TorrentFreak has a great article up on the history of one of the stupidest forms of DRM ever: The Lenslok. A small plastic device with multiple prism-like lenses, you’d hold the device up to the TV when a game prompted you to enter a secret message. Here’s an example of how this piece of shit was used:
The first game to use the Lenslok DRM was the ZX Spectrum version of the hugely successful wireframe-3D shoot ‘em up, ‘Elite‘. But of course, we’re talking about DRM here so yes, you guessed it, it caused lots of problems for the legitimate users. As each version of the Lenslok device was unique to the game it sought to protect, sending out the incorrect Lenslok device to around 500 buyers of ‘Elite’ wasn’t the best move made by the publisher, ‘Firebird‘. None of these people could play the game, but probably had an interesting experience for a few hours trying to work out how to use the prism. With no Internet forums to voice their anger, there were many complaints in the computer magazines of the day.
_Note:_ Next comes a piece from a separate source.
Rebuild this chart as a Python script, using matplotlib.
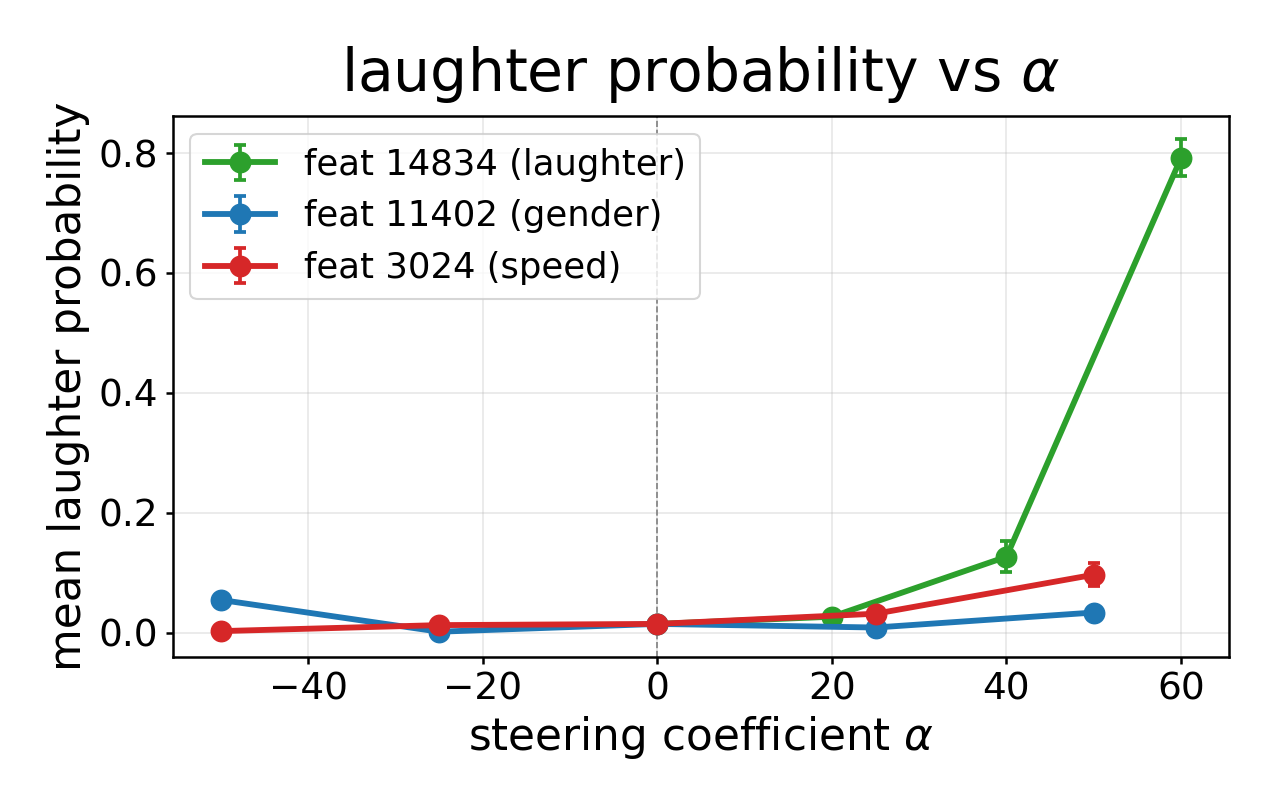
import numpy as np
import matplotlib
matplotlib.use('Agg')
import matplotlib.pyplot as plt

# Data
alpha_laugh = [0, 20, 40, 60]
prob_laugh = [0.015, 0.027, 0.127, 0.792]
err_laugh = [0.003, 0.005, 0.026, 0.031]

alpha_gender = [-50, -25, 0, 25, 50]
prob_gender = [0.055, 0.002, 0.015, 0.009, 0.034]
err_gender = [0.004, 0.002, 0.003, 0.003, 0.004]

alpha_speed = [-50, -25, 0, 25, 50]
prob_speed = [0.003, 0.013, 0.015, 0.032, 0.097]
err_speed = [0.002, 0.004, 0.003, 0.005, 0.019]

labels = ['feat 14834 (laughter)', 'feat 11402 (gender)', 'feat 3024 (speed)']
colors = ['#2ca02c', '#1f77b4', '#d62728']

fig, ax = plt.subplots(figsize=(8.5, 5.4), dpi=150)
fig.subplots_adjust(left=0.1355, right=0.964, top=0.857, bottom=0.189)

series = [(alpha_laugh, prob_laugh, err_laugh),
          (alpha_gender, prob_gender, err_gender),
          (alpha_speed, prob_speed, err_speed)]

for (x, y, e), lab, c in zip(series, labels, colors):
    ax.errorbar(x, y, yerr=e, marker='o', markersize=9.5, linewidth=2.8,
                capsize=3, elinewidth=1.8, capthick=1.8, color=c, label=lab)

ax.axvline(0, color='gray', linestyle='--', linewidth=0.8)
ax.grid(True, alpha=0.3)
ax.set_xlim(-55.5, 65.5)
ax.set_ylim(-0.04, 0.862)

ax.set_title(r'laughter probability vs $\alpha$', fontsize=28, pad=12)
ax.set_xlabel(r'steering coefficient $\alpha$', fontsize=21, labelpad=3)
ax.set_ylabel('mean laughter probability', fontsize=21)
ax.tick_params(labelsize=18, width=1.2)
for s in ax.spines.values():
    s.set_linewidth(1.2)

ax.legend(loc='upper left', fontsize=17)

fig.savefig('out.png', dpi=150)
The final nail in the Lenslok coffin was its inability to work with anything other than a tiny portable TV, as the on-screen input window would otherwise be bigger than the device itself, rendering it useless.
Essentially, this arcane device was worthless and messed with users simply trying to play a video game. Imagine playing a game like Grand Theft Auto IV and having the game freeze in the middle of a mission so you can hold up a device to your TV. I highly doubt this would fly with anyone nowadays.